→ PROBLEM DESCRIPTION
Copy out exactly the lines from the start of the data to the line containing "const font = 'Liberation Serif';". Include both.

--- start of PROVIDED ENTRIES ---

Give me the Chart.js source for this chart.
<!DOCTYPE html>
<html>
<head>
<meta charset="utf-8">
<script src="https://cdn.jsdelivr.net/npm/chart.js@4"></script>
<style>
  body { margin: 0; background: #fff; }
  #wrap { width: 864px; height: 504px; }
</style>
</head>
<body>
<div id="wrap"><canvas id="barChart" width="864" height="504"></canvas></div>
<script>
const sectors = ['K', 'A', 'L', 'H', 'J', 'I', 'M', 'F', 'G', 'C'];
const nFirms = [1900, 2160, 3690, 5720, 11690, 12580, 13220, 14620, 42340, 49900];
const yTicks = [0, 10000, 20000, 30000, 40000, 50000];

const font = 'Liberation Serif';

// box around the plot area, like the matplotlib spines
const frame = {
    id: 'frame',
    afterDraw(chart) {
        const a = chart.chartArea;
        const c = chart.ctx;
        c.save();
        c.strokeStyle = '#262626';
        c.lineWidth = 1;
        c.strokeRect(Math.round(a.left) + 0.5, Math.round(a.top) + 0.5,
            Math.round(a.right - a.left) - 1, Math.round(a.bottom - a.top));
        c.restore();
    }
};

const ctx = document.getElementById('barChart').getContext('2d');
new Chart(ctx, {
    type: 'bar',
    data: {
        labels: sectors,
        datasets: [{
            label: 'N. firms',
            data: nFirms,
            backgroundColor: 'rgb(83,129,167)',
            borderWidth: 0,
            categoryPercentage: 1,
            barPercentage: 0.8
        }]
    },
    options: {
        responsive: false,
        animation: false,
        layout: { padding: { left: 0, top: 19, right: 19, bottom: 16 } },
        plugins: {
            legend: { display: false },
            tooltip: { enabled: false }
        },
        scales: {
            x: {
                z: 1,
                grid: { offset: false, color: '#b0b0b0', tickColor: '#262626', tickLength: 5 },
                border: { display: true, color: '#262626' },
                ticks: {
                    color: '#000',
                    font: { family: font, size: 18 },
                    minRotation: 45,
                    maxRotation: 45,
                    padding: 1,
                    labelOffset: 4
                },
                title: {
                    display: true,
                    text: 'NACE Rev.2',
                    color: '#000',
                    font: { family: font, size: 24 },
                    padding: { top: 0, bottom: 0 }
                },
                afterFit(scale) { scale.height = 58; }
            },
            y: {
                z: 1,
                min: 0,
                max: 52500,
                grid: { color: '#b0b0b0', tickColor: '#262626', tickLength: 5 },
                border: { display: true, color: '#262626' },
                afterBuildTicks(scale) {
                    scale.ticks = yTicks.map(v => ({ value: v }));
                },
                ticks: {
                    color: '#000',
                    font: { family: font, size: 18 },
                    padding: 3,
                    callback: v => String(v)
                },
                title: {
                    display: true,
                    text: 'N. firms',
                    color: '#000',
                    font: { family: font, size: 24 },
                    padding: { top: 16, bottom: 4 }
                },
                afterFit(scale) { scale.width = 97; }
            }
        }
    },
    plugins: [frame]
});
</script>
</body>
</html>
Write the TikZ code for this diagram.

--- end of PROVIDED ENTRIES ---

→ THE RESPONSE
Give me the Chart.js source for this chart.
<!DOCTYPE html>
<html>
<head>
<meta charset="utf-8">
<script src="https://cdn.jsdelivr.net/npm/chart.js@4"></script>
<style>
  body { margin: 0; background: #fff; }
  #wrap { width: 864px; height: 504px; }
</style>
</head>
<body>
<div id="wrap"><canvas id="barChart" width="864" height="504"></canvas></div>
<script>
const sectors = ['K', 'A', 'L', 'H', 'J', 'I', 'M', 'F', 'G', 'C'];
const nFirms = [1900, 2160, 3690, 5720, 11690, 12580, 13220, 14620, 42340, 49900];
const yTicks = [0, 10000, 20000, 30000, 40000, 50000];

const font = 'Liberation Serif';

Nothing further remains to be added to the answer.